Plamo-4.73に向けたHeimdalパッケージの更新は前節のような形でまとめたものの、落ちついて考えてみると、そもそものきっかけとなった何もしないコードに -lsmbclient でライブラリをリンクすると、そのライブラリが依存している他のライブラリも芋ヅル式にリンクされていくことがおかしいような気がします。

これはGCCのリンカの仕様の問題で、本来、リンカは静的ライブラリの場合のように、実際にオブジェクトファイルが参照しているシンボルをチェックして、そのシンボルを含むライブラリのみをリンクすべきなのに、共有ライブラリの場合はライブラリに記述されている依存関係をそのまま引きついでしまうようになっていることが原因です。

この動作はオプションで変更可能で、リンカに--as-neededというオプションを渡せば、実際に参照しているシンボルを含むライブラリのみをリンクさせることができます。

GCCの場合、フロントエンドのgccコマンドがアセンブラやリンカを自動的に起動するので、リンカに渡すオプションは、gccコマンドに-Wl,--as-needed-Xlinker --as-neededのように指定します。

先の test.c の場合、このオプションを指定すると、このような結果になります。

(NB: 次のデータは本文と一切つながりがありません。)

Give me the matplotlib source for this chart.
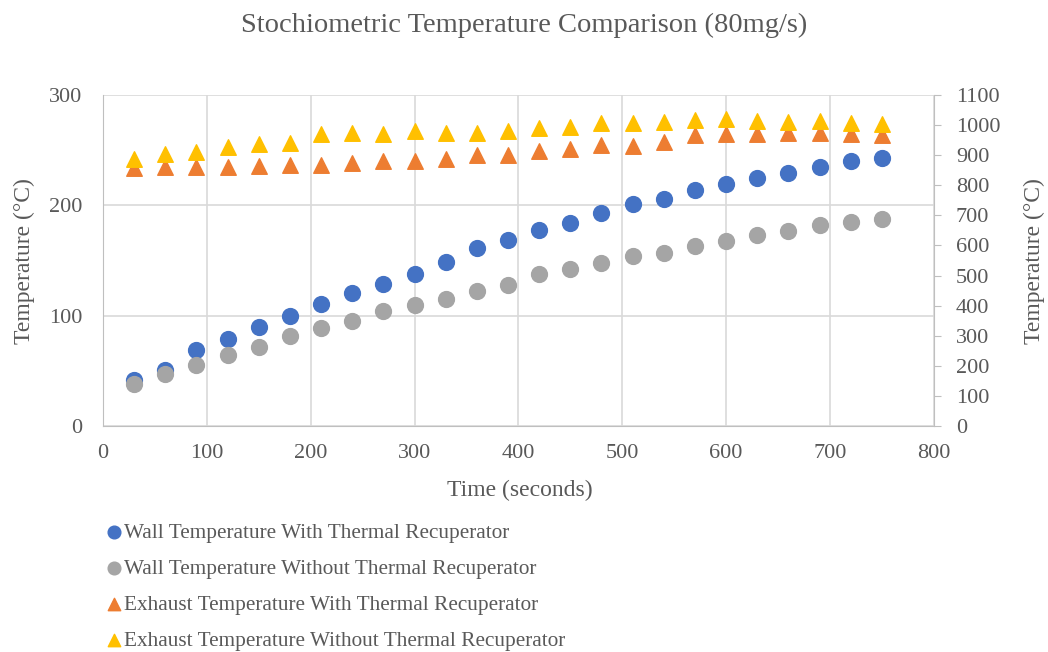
import matplotlib
matplotlib.use("Agg")
import matplotlib.pyplot as plt

plt.rcParams['font.family'] = ['Liberation Serif', 'DejaVu Serif']

# data
time_s = [30, 60, 90, 120, 150, 180, 210, 240, 270, 300, 330, 360, 390,
          420, 450, 480, 510, 540, 570, 600, 630, 660, 690, 720, 750]
wall_with = [42, 51, 69, 79, 90, 100, 111, 121, 129, 138, 149, 161, 169,
             178, 184, 193, 201, 206, 214, 219, 225, 229, 235, 240, 243]
wall_without = [38, 47, 55, 64, 72, 82, 89, 95, 104, 110, 115, 122, 128,
                138, 142, 148, 154, 157, 163, 168, 173, 177, 182, 185, 188]
exhaust_with = [859, 860, 861, 861, 865, 866, 868, 874, 881, 882, 887, 900, 900,
                913, 922, 933, 930, 944, 966, 970, 972, 973, 975, 972, 968]
exhaust_without = [887, 905, 910, 927, 937, 939, 970, 974, 970, 981, 975, 975, 979,
                   990, 995, 1007, 1007, 1010, 1016, 1019, 1012, 1011, 1013, 1008, 1004]

txt = '#595959'
grid = '#d9d9d9'

fig = plt.figure(figsize=(10.48, 6.52), dpi=100)
ax = fig.add_axes([0.0983, 0.3466, 0.7927, 0.5077])
ax2 = ax.twinx()

ax.scatter(time_s, wall_with, s=130, color='#4472C4', marker='o', zorder=3,
           label='Wall Temperature With Thermal Recuperator')
ax.scatter(time_s, wall_without, s=130, color='#A5A5A5', marker='o', zorder=3,
           label='Wall Temperature Without Thermal Recuperator')
ax2.scatter(time_s, exhaust_with, s=125, color='#ED7D31', marker='^', zorder=3,
            label='Exhaust Temperature With Thermal Recuperator')
ax2.scatter(time_s, exhaust_without, s=125, color='#FFC000', marker='^', zorder=3,
            label='Exhaust Temperature Without Thermal Recuperator')

ax.set_xlim(0, 800)
ax.set_ylim(0, 300)
ax2.set_ylim(0, 1100)
ax.set_xticks(range(0, 801, 100))
ax.set_yticks(range(0, 301, 100))
ax2.set_yticks(range(0, 1101, 100))

ax.grid(True, color=grid, linewidth=1.2)
ax.set_axisbelow(True)

for a in (ax, ax2):
    for s in a.spines.values():
        s.set_visible(False)
ax.spines['left'].set_visible(True)
ax.spines['left'].set_color('#bfbfbf')
ax.spines['bottom'].set_visible(True)
ax.spines['bottom'].set_color('#bfbfbf')
ax2.spines['right'].set_visible(True)
ax2.spines['right'].set_color('#bfbfbf')

ax.tick_params(axis='x', length=0, labelsize=16, labelcolor=txt, pad=13)
ax.tick_params(axis='y', length=0, labelsize=16, labelcolor=txt, pad=15)
ax2.tick_params(axis='y', length=5, color='#bfbfbf', labelsize=16, labelcolor=txt, pad=11)

fig.text(0.4957, 0.2485, 'Time (seconds)', fontsize=17, color=txt,
         ha='center', va='center')
fig.text(0.023, 0.60, 'Temperature (°C)', fontsize=17, color=txt,
         ha='center', va='center', rotation=90)
fig.text(0.9875, 0.60, 'Temperature (°C)', fontsize=17, color=txt,
         ha='center', va='center', rotation=90)

fig.text(0.5, 0.9617, 'Stochiometric Temperature Comparison (80mg/s)', fontsize=20.5,
         color=txt, ha='center', va='center')

h1, l1 = ax.get_legend_handles_labels()
h2, l2 = ax2.get_legend_handles_labels()
leg = fig.legend(h1 + h2, l1 + l2, loc='upper left', bbox_to_anchor=(0.103, 0.198),
                 frameon=False, fontsize=15.3, labelcolor=txt, handlelength=0.6,
                 handletextpad=0.15, labelspacing=0.76, markerscale=0.8,
                 borderpad=0, borderaxespad=0)

fig.savefig('out.png', dpi=100)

% gcc -Wl,--as-needed test.c -lsmbclient
% ldd a.out
       linux-gate.so.1 =>  (0xffffe000)
       libc.so.6 => /lib/libc.so.6 (0xb7701000)
       /lib/ld-linux.so.2 (0xb7877000)

smbclientライブラリをリンクするように指示されたものの、test.cは実際にはそのライブラリの機能を参照していないので、リンカはlibsmbclientを必要なライブラリとは見做さず、Cの標準ライブラリ(libc.so.6)のみを共有ライブラリとして記録しています。

libc.so.6以外の、linux-gate.so.1は共有ライブラリを使うバイナリファイルを実行するための機能をカーネルが提供するための仮想的なライブラリ、/lib/ld-linux.so.2はバイナリファイルのローダーで、この2つは共有ライブラリを利用する全てのバイナリファイルが利用します。

このオプションを指定するとリンカの仕事が多少増えますが、生成されたバイナリファイルには不要な共有ライブラリは記録されなくなるので、共有ライブラリを更新する際の互換性問題も生じにくくなります。

本来、リンクすべきライブラリはソフトウェアの開発者が把握しておくべきですが、最近の大規模なソフトウェアをautoconfやautomakeでビルドしようとすると、不要なライブラリまでリンク対象になって、依存関係が芋ヅル式に膨れあがってしまうこともよくあるようです。とりあえず、パッケージ作成時にはこのオプションがデフォルトで有効になるよう、Plamoのビルドスクリプトのテンプレートファイルなどは修正してみました。